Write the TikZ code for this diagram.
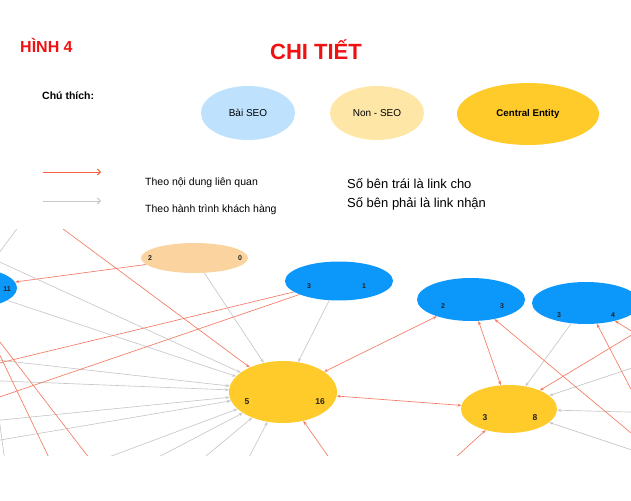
\documentclass[tikz,border=0pt]{standalone}
\usepackage{fontspec}
\setmainfont{Liberation Sans}
\usetikzlibrary{arrows.meta,shapes.geometric}
\definecolor{redline}{HTML}{F47A62}
\definecolor{legendred}{HTML}{F5633F}
\definecolor{grayline}{HTML}{C8C8C8}
\definecolor{seoblue}{HTML}{0C97FB}
\definecolor{centralyellow}{HTML}{FECB2A}
\definecolor{peach}{HTML}{FBD39E}
\definecolor{lightblue}{HTML}{BEE2FD}
\definecolor{lightyellow}{HTML}{FEE7A6}
\definecolor{titlered}{HTML}{F01212}
\definecolor{labeltext}{HTML}{222222}
\tikzset{
  ell/.style={ellipse, inner sep=0pt, draw=none},
  txt/.style={inner sep=0pt, anchor=west, text=black},
  numlbl/.style={inner sep=0pt, text=labeltext, font=\fontsize{7}{7}\selectfont\bfseries},
  biglbl/.style={inner sep=0pt, text=labeltext, font=\fontsize{8.5}{8.5}\selectfont\bfseries},
  redge/.style={draw=redline, line width=0.65pt, -{Stealth[length=4pt,width=3pt]}},
  gedge/.style={draw=grayline, line width=0.65pt, -{Stealth[length=4pt,width=3pt]}},
  rboth/.style={draw=redline, line width=0.65pt, {Stealth[length=4pt,width=3pt]}-{Stealth[length=4pt,width=3pt]}},
  rplain/.style={draw=redline, line width=0.65pt},
  gplain/.style={draw=grayline, line width=0.65pt},
  legred/.style={draw=legendred, line width=0.9pt, -{Straight Barb[length=3pt,width=6pt]}},
  leggray/.style={draw=grayline, line width=0.9pt, -{Straight Barb[length=3pt,width=6pt]}}
}
\begin{document}
\begin{tikzpicture}[x=1pt,y=-1pt]
\useasboundingbox (0,0) rectangle (631,500);
\fill[white] (0,0) rectangle (631,500);

% ---------- header ----------
\node[txt, text=titlered, font=\fontsize{16}{16}\selectfont\bfseries] (hinh) at (20,45) {HÌNH 4};
\node[inner sep=0pt, text=titlered, font=\fontsize{22}{22}\selectfont\bfseries] (title) at (316,50) {CHI TIẾT};
\node[txt, font=\fontsize{10.5}{10.5}\selectfont\bfseries] (chuthich) at (42,96) {Chú thích:};

\node[ell, fill=lightblue, minimum width=94pt, minimum height=54pt, font=\fontsize{10}{10}\selectfont] (legseo) at (248,113) {Bài SEO};
\node[ell, fill=lightyellow, minimum width=94pt, minimum height=54pt, font=\fontsize{10}{10}\selectfont] (legnon) at (377,113) {Non - SEO};
\node[ell, fill=centralyellow, minimum width=142pt, minimum height=62pt, font=\fontsize{9.7}{9.7}\selectfont\bfseries] (legcen) at (528,114) {Central Entity};

\coordinate (lr1) at (43,172);
\coordinate (lr2) at (101,172);
\coordinate (lg1) at (43,201);
\coordinate (lg2) at (101,201);
\draw[legred] (lr1) -- (lr2);
\draw[leggray] (lg1) -- (lg2);
\node[txt, font=\fontsize{10.5}{10.5}\selectfont] (t1) at (145,183) {Theo nội dung liên quan};
\node[txt, font=\fontsize{10.5}{10.5}\selectfont] (t2) at (145,210) {Theo hành trình khách hàng};
\node[txt, font=\fontsize{13}{13}\selectfont] (n1) at (347,184) {Số bên trái là link cho};
\node[txt, font=\fontsize{13}{13}\selectfont] (n2) at (347,204) {Số bên phải là link nhận};

% ---------- graph (cropped view) ----------
\begin{scope}
\clip (0,229) rectangle (631,455);

% nodes
\node[ell, fill=seoblue, minimum width=94pt, minimum height=40pt] (b11) at (-30,288) {};
\node[ell, fill=peach, minimum width=107pt, minimum height=30pt] (p20) at (194.5,258) {};
\node[ell, fill=seoblue, minimum width=108pt, minimum height=39pt] (b31) at (339,281) {};
\node[ell, fill=seoblue, minimum width=108pt, minimum height=43pt] (b23) at (471,299.5) {};
\node[ell, fill=seoblue, minimum width=108pt, minimum height=42pt] (b34) at (586,303) {};
\node[ell, fill=centralyellow, minimum width=108pt, minimum height=62pt] (y1) at (283,392) {};
\node[ell, fill=centralyellow, minimum width=96pt, minimum height=48pt] (y2) at (509,409) {};

% labels
\node[numlbl] (lb11) at (7,289) {11};
\node[numlbl] (lp2) at (150,258) {2};
\node[numlbl] (lp0) at (240,258) {0};
\node[numlbl] (lb31a) at (309,286) {3};
\node[numlbl] (lb31b) at (364,286) {1};
\node[numlbl] (lb23a) at (443,306) {2};
\node[numlbl] (lb23b) at (502,306) {3};
\node[numlbl] (lb34a) at (559,315) {3};
\node[numlbl] (lb34b) at (613,315) {4};
\node[biglbl] (ly1a) at (247,402) {5};
\node[biglbl] (ly1b) at (320,402) {16};
\node[biglbl] (ly2a) at (485,418) {3};
\node[biglbl] (ly2b) at (535,418) {8};

% off-screen ends
\coordinate (o1) at (-3,180);
\coordinate (o2) at (-57,236);
\coordinate (o3) at (-100,349);
\coordinate (o4) at (-100,377);
\coordinate (o5) at (-100,430);
\coordinate (o6) at (-100,457);
\coordinate (o7) at (31,486);
\coordinate (o8) at (103,486);
\coordinate (o9) at (170,486);
\coordinate (o10) at (234,486);
\coordinate (o11) at (349,486);
\coordinate (o12) at (-100,387);
\coordinate (o13) at (-100,431);
\coordinate (o14a) at (-17,320);
\coordinate (o14b) at (63,487);
\coordinate (o15a) at (-100,212);
\coordinate (o15b) at (103,476);
\coordinate (o16a) at (25,218);
\coordinate (o16b) at (-10,265);
\coordinate (o17a) at (-2,410);
\coordinate (o17b) at (6,470);
\coordinate (o18) at (668,313);
\coordinate (o19) at (668,356);
\coordinate (o20) at (668,413);
\coordinate (o21) at (668,462);
\coordinate (o22) at (445,467);
\coordinate (o23) at (679,473);
\coordinate (o24) at (680,483);
\coordinate (o25) at (680,361);
\coordinate (o26) at (680,323);

% edges into y1
\draw[redge] (o1) -- (y1);
\draw[gedge] (p20) -- (y1);
\draw[gedge] (b31) -- (y1);
\draw[gedge] (o2) -- (y1);
\draw[gedge] (b11) -- (y1);
\draw[gedge] (o3) -- (y1);
\draw[gedge] (o4) -- (y1);
\draw[gedge] (o5) -- (y1);
\draw[gedge] (o6) -- (y1);
\draw[gedge] (o7) -- (y1);
\draw[gedge] (o8) -- (y1);
\draw[gedge] (o9) -- (y1);
\draw[gedge] (o10) -- (y1);
\draw[redge] (o11) -- (y1);
\draw[redge] (p20) -- (b11);
\draw[redge] (b31) -- (o12);
\draw[redge] (b31) -- (o13);
\draw[rplain] (o14a) -- (o14b);
\draw[rplain] (o15a) -- (o15b);
\draw[gplain] (o16a) -- (o16b);
\draw[gplain] (o17a) -- (o17b);

% between central nodes and blue nodes
\draw[rboth] (y1) -- (b23);
\draw[rboth] (y1) -- (y2);
\draw[rboth] (b23) -- (y2);
\draw[gedge] (b34) -- (y2);

% edges into y2
\draw[redge] (o18) -- (y2);
\draw[gedge] (o19) -- (y2);
\draw[gedge] (o20) -- (y2);
\draw[gedge] (o21) -- (y2);
\draw[redge] (o22) -- (y2);

% edges into blue nodes on the right
\draw[redge] (o23) -- (b23);
\draw[redge] (o24) -- (b34);
\draw[redge] (o25) -- (b34);
\draw[redge] (o26) -- (b34);
\end{scope}
\end{tikzpicture}
\end{document}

....

Each line of the material must be retyped exactly, except that images are omitted.

- Response -
Write the TikZ code for this diagram.
\documentclass[tikz,border=0pt]{standalone}
\usepackage{fontspec}
\setmainfont{Liberation Sans}
\usetikzlibrary{arrows.meta,shapes.geometric}
\definecolor{redline}{HTML}{F47A62}
\definecolor{legendred}{HTML}{F5633F}
\definecolor{grayline}{HTML}{C8C8C8}
\definecolor{seoblue}{HTML}{0C97FB}
\definecolor{centralyellow}{HTML}{FECB2A}
\definecolor{peach}{HTML}{FBD39E}
\definecolor{lightblue}{HTML}{BEE2FD}
\definecolor{lightyellow}{HTML}{FEE7A6}
\definecolor{titlered}{HTML}{F01212}
\definecolor{labeltext}{HTML}{222222}
\tikzset{
  ell/.style={ellipse, inner sep=0pt, draw=none},
  txt/.style={inner sep=0pt, anchor=west, text=black},
  numlbl/.style={inner sep=0pt, text=labeltext, font=\fontsize{7}{7}\selectfont\bfseries},
  biglbl/.style={inner sep=0pt, text=labeltext, font=\fontsize{8.5}{8.5}\selectfont\bfseries},
  redge/.style={draw=redline, line width=0.65pt, -{Stealth[length=4pt,width=3pt]}},
  gedge/.style={draw=grayline, line width=0.65pt, -{Stealth[length=4pt,width=3pt]}},
  rboth/.style={draw=redline, line width=0.65pt, {Stealth[length=4pt,width=3pt]}-{Stealth[length=4pt,width=3pt]}},
  rplain/.style={draw=redline, line width=0.65pt},
  gplain/.style={draw=grayline, line width=0.65pt},
  legred/.style={draw=legendred, line width=0.9pt, -{Straight Barb[length=3pt,width=6pt]}},
  leggray/.style={draw=grayline, line width=0.9pt, -{Straight Barb[length=3pt,width=6pt]}}
}
\begin{document}
\begin{tikzpicture}[x=1pt,y=-1pt]
\useasboundingbox (0,0) rectangle (631,500);
\fill[white] (0,0) rectangle (631,500);

% ---------- header ----------
\node[txt, text=titlered, font=\fontsize{16}{16}\selectfont\bfseries] (hinh) at (20,45) {HÌNH 4};
\node[inner sep=0pt, text=titlered, font=\fontsize{22}{22}\selectfont\bfseries] (title) at (316,50) {CHI TIẾT};
\node[txt, font=\fontsize{10.5}{10.5}\selectfont\bfseries] (chuthich) at (42,96) {Chú thích:};

\node[ell, fill=lightblue, minimum width=94pt, minimum height=54pt, font=\fontsize{10}{10}\selectfont] (legseo) at (248,113) {Bài SEO};
\node[ell, fill=lightyellow, minimum width=94pt, minimum height=54pt, font=\fontsize{10}{10}\selectfont] (legnon) at (377,113) {Non - SEO};
\node[ell, fill=centralyellow, minimum width=142pt, minimum height=62pt, font=\fontsize{9.7}{9.7}\selectfont\bfseries] (legcen) at (528,114) {Central Entity};

\coordinate (lr1) at (43,172);
\coordinate (lr2) at (101,172);
\coordinate (lg1) at (43,201);
\coordinate (lg2) at (101,201);
\draw[legred] (lr1) -- (lr2);
\draw[leggray] (lg1) -- (lg2);
\node[txt, font=\fontsize{10.5}{10.5}\selectfont] (t1) at (145,183) {Theo nội dung liên quan};
\node[txt, font=\fontsize{10.5}{10.5}\selectfont] (t2) at (145,210) {Theo hành trình khách hàng};
\node[txt, font=\fontsize{13}{13}\selectfont] (n1) at (347,184) {Số bên trái là link cho};
\node[txt, font=\fontsize{13}{13}\selectfont] (n2) at (347,204) {Số bên phải là link nhận};

% ---------- graph (cropped view) ----------
\begin{scope}
\clip (0,229) rectangle (631,455);

% nodes
\node[ell, fill=seoblue, minimum width=94pt, minimum height=40pt] (b11) at (-30,288) {};
\node[ell, fill=peach, minimum width=107pt, minimum height=30pt] (p20) at (194.5,258) {};
\node[ell, fill=seoblue, minimum width=108pt, minimum height=39pt] (b31) at (339,281) {};
\node[ell, fill=seoblue, minimum width=108pt, minimum height=43pt] (b23) at (471,299.5) {};
\node[ell, fill=seoblue, minimum width=108pt, minimum height=42pt] (b34) at (586,303) {};
\node[ell, fill=centralyellow, minimum width=108pt, minimum height=62pt] (y1) at (283,392) {};
\node[ell, fill=centralyellow, minimum width=96pt, minimum height=48pt] (y2) at (509,409) {};

% labels
\node[numlbl] (lb11) at (7,289) {11};
\node[numlbl] (lp2) at (150,258) {2};
\node[numlbl] (lp0) at (240,258) {0};
\node[numlbl] (lb31a) at (309,286) {3};
\node[numlbl] (lb31b) at (364,286) {1};
\node[numlbl] (lb23a) at (443,306) {2};
\node[numlbl] (lb23b) at (502,306) {3};
\node[numlbl] (lb34a) at (559,315) {3};
\node[numlbl] (lb34b) at (613,315) {4};
\node[biglbl] (ly1a) at (247,402) {5};
\node[biglbl] (ly1b) at (320,402) {16};
\node[biglbl] (ly2a) at (485,418) {3};
\node[biglbl] (ly2b) at (535,418) {8};

% off-screen ends
\coordinate (o1) at (-3,180);
\coordinate (o2) at (-57,236);
\coordinate (o3) at (-100,349);
\coordinate (o4) at (-100,377);
\coordinate (o5) at (-100,430);
\coordinate (o6) at (-100,457);
\coordinate (o7) at (31,486);
\coordinate (o8) at (103,486);
\coordinate (o9) at (170,486);
\coordinate (o10) at (234,486);
\coordinate (o11) at (349,486);
\coordinate (o12) at (-100,387);
\coordinate (o13) at (-100,431);
\coordinate (o14a) at (-17,320);
\coordinate (o14b) at (63,487);
\coordinate (o15a) at (-100,212);
\coordinate (o15b) at (103,476);
\coordinate (o16a) at (25,218);
\coordinate (o16b) at (-10,265);
\coordinate (o17a) at (-2,410);
\coordinate (o17b) at (6,470);
\coordinate (o18) at (668,313);
\coordinate (o19) at (668,356);
\coordinate (o20) at (668,413);
\coordinate (o21) at (668,462);
\coordinate (o22) at (445,467);
\coordinate (o23) at (679,473);
\coordinate (o24) at (680,483);
\coordinate (o25) at (680,361);
\coordinate (o26) at (680,323);

% edges into y1
\draw[redge] (o1) -- (y1);
\draw[gedge] (p20) -- (y1);
\draw[gedge] (b31) -- (y1);
\draw[gedge] (o2) -- (y1);
\draw[gedge] (b11) -- (y1);
\draw[gedge] (o3) -- (y1);
\draw[gedge] (o4) -- (y1);
\draw[gedge] (o5) -- (y1);
\draw[gedge] (o6) -- (y1);
\draw[gedge] (o7) -- (y1);
\draw[gedge] (o8) -- (y1);
\draw[gedge] (o9) -- (y1);
\draw[gedge] (o10) -- (y1);
\draw[redge] (o11) -- (y1);
\draw[redge] (p20) -- (b11);
\draw[redge] (b31) -- (o12);
\draw[redge] (b31) -- (o13);
\draw[rplain] (o14a) -- (o14b);
\draw[rplain] (o15a) -- (o15b);
\draw[gplain] (o16a) -- (o16b);
\draw[gplain] (o17a) -- (o17b);

% between central nodes and blue nodes
\draw[rboth] (y1) -- (b23);
\draw[rboth] (y1) -- (y2);
\draw[rboth] (b23) -- (y2);
\draw[gedge] (b34) -- (y2);

% edges into y2
\draw[redge] (o18) -- (y2);
\draw[gedge] (o19) -- (y2);
\draw[gedge] (o20) -- (y2);
\draw[gedge] (o21) -- (y2);
\draw[redge] (o22) -- (y2);

% edges into blue nodes on the right
\draw[redge] (o23) -- (b23);
\draw[redge] (o24) -- (b34);
\draw[redge] (o25) -- (b34);
\draw[redge] (o26) -- (b34);
\end{scope}
\end{tikzpicture}
\end{document}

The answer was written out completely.